The New Sphere - The Believer in Christ

The moment a penitent sinner puts his faith in the atoning blood of the crucified Christ that moment he steps out of life "in Adam" and enters into life "In Christ." Forever after he is ensphered and environed by the Lord of Glory. He is "In Christ Jesus" and will be through the ages upon the ages to come. All that he is and has he is and has "In Christ." In God's reckoning the believer has no life apart from His Son. Christ is the ground in which he is rooted and planted. Through the new birth the believer became a new creation with a new nature which demanded a new environment, a new atmosphere, as it were, where the new could mature into an ever deepening conformity to the image of Jesus Christ.
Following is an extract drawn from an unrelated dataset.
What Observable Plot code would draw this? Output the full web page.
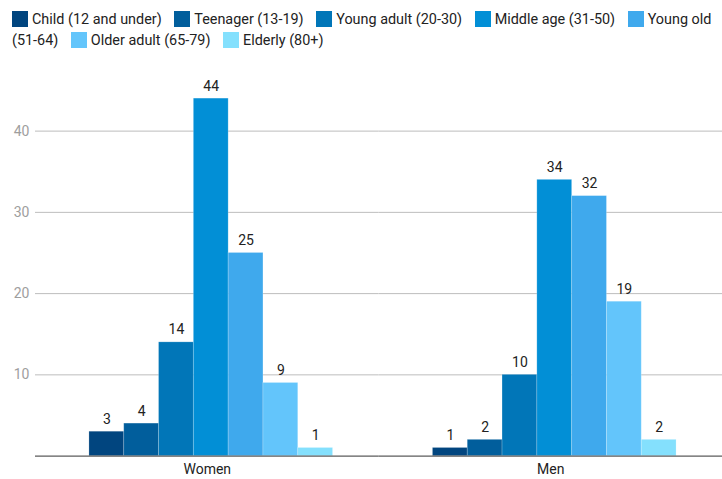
<!DOCTYPE html>
<html>
<head>
<meta charset="utf-8">
<script src="https://cdn.jsdelivr.net/npm/d3@7"></script>
<script src="https://cdn.jsdelivr.net/npm/@observablehq/plot@0.6"></script>
<style>
  body { margin: 0; background: #fff; font-family: Roboto, "Noto Sans", sans-serif; }
  #legend { box-sizing: border-box; width: 722px; height: 55px; padding: 9px 4px 0 12px; font-size: 14.4px; line-height: 21px; color: #222; }
  #legend .sw { display: inline-block; width: 16px; height: 16px; vertical-align: -3px; margin-right: 4px; }
  #legend .sw.next { margin-left: 9px; }
  #chart svg { display: block; }
</style>
</head>
<body>
<div id="legend"></div>
<div id="chart"></div>
<script>
const groups = ["Women", "Men"];
const ages = ["Child (12 and under)", "Teenager (13-19)", "Young adult (20-30)", "Middle age (31-50)", "Young old (51-64)", "Older adult (65-79)", "Elderly (80+)"];
const women = [3, 4, 14, 44, 25, 9, 1];
const men = [1, 2, 10, 34, 32, 19, 2];
const colors = ["#01457f", "#015e9c", "#0176b8", "#028fd6", "#3fa9ed", "#63c5fb", "#84e0fd"];
const yTicks = [10, 20, 30, 40];

const seriesByGroup = {Women: women, Men: men};
const data = [];
for (const g of groups) ages.forEach((a, i) => data.push({group: g, age: a, value: seriesByGroup[g][i]}));

// legend: swatches and one span per word, so a wrapped label stays as separate one-line boxes
const legend = document.getElementById("legend");
ages.forEach((a, i) => {
  if (i > 0) legend.appendChild(document.createTextNode(" "));
  const sw = document.createElement("span");
  sw.className = i > 0 ? "sw next" : "sw";
  sw.style.background = colors[i];
  legend.appendChild(sw);
  a.split(" ").forEach((w, j) => {
    if (j > 0) legend.appendChild(document.createTextNode(" "));
    const t = document.createElement("span");
    t.textContent = w;
    legend.appendChild(t);
  });
});

const chart = Plot.plot({
  width: 722,
  height: 424,
  marginLeft: 35,
  marginRight: 0,
  marginTop: 35,
  marginBottom: 23.4,
  style: {fontFamily: "Roboto, sans-serif", fontSize: "14px", background: "transparent"},
  fx: {domain: groups, padding: 0, axis: null, round: false},
  x: {domain: ages, paddingInner: 0, paddingOuter: 1.435, align: 0.54, round: false, axis: null},
  y: {domain: [0, 45], axis: null},
  color: {domain: ages, range: colors},
  marks: [
    Plot.ruleY(yTicks, {stroke: "#bdbdbd", strokeWidth: 1}),
    Plot.barY(data, {fx: "group", x: "age", y: "value", fill: "age", stroke: "#ffffff", strokeOpacity: 0.25, strokeWidth: 0.8}),
    Plot.ruleY([0], {stroke: "#333", strokeWidth: 1}),
    Plot.text(data, {fx: "group", x: "age", y: "value", text: d => String(d.value), dy: -8, lineAnchor: "bottom", fill: "#222", fontSize: 14}),
    Plot.text(yTicks, {fx: () => "Women", y: d => d, text: d => String(d), frameAnchor: "left", textAnchor: "end", dx: -6, fill: "#9e9e9e", fontSize: 14}),
    Plot.text(groups, {fx: d => d, text: d => d, frameAnchor: "bottom", dy: 13, lineAnchor: "middle", fill: "#222", fontSize: 14})
  ]
});
document.getElementById("chart").appendChild(chart);
</script>
</body>
</html>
This new environment is "In Christ."

Let us read a few passages out of scores in the Bible in which this expression "In Christ" is used to show that from the eternity of the past through our present life on into the eternity of the future God thinks of us who have accepted Christ as Saviour only in this relationship to His Son.

Ephesians 1:4, "According as he hath chosen us in him before the foundation of the world, that we should be holy and without blame before him in love."

Ephesians 1:6, "To the praise of the glory of his grace, wherein he hath made us accepted in the Beloved."

Ephesians 2:13, "But now, in Christ Jesus ye, who sometimes were far off, are made nigh by the blood of Christ."

1 John 2:6, "He that saith he abideth in him, ought himself also so to walk, even as he walked."

Phil. 3:9, "And be found in him, not having mine own righteousness, which is of the law, but that which is through the faith of Christ, the righteousness which is of God by faith."

Romans 16:10, "Salute Apelles approved in Christ."

Col. 2:7, "Rooted and built up in him and stablished in the faith, as ye have been taught, abounding therein with thanksgiving."

2 Corinthians 5:17, "Therefore, if any man be in Christ, he is a new creature: old things are passed away; behold, all things are become new."

2 Corinthians 2:14, "Now thanks be unto God, which always causeth us to triumph in Christ, and maketh manifest the savour of his knowledge by us in every place."

1 Corinthians 1:2, "Unto the church of God which is at Corinth, to them that are sanctified in Christ Jesus, called to be saints, with all that in every place call upon the name of Jesus Christ our Lord, both theirs and ours."

Colossians 2:9-10, "For in him dwelleth all the fullness of the Godhead bodily, and ye are complete in him which is the head of all principality and power."

Colossians 1:28, "Whom we preach, warning every man, and teaching every man in all wisdom; that we may present every man perfect in Christ Jesus."

That every reader might be lead into a clearer apprehension of this marvelous truth I would commend the reading of the late Dr. A. T. Pierson's book "In Christ." To whet the appetite for it I would quote the following from the introduction:

"A very small key may open a very complex lock and a very large door and that door may itself lead into a vast building with priceless stores of wealth and beauty. This brief phrase "In Christ," a preposition followed by a proper name, is the key to the whole New Testament. Those three short words, "In Christ Jesus" are without doubt the most important ever written, even by an inspired pen, to express the mutual relation of the believer and Christ. They occur with their equivalents over one hundred and thirty times. Such repetition and variety must have some intense meaning. When, in the Word of God a phrase like this occurs so often and with such manifold applications, it cannot be a matter of accident; there is a deep design. These two words unlock and interpret every separate book in the New Testament. Here is God's own key whereby we may open all the various doors and enter all the glorious rooms in this Palace Beautiful and explore all the apartments in the house of the heavenly Interpreter from Matthew to the Apocalypse, when the door is opened into Heaven."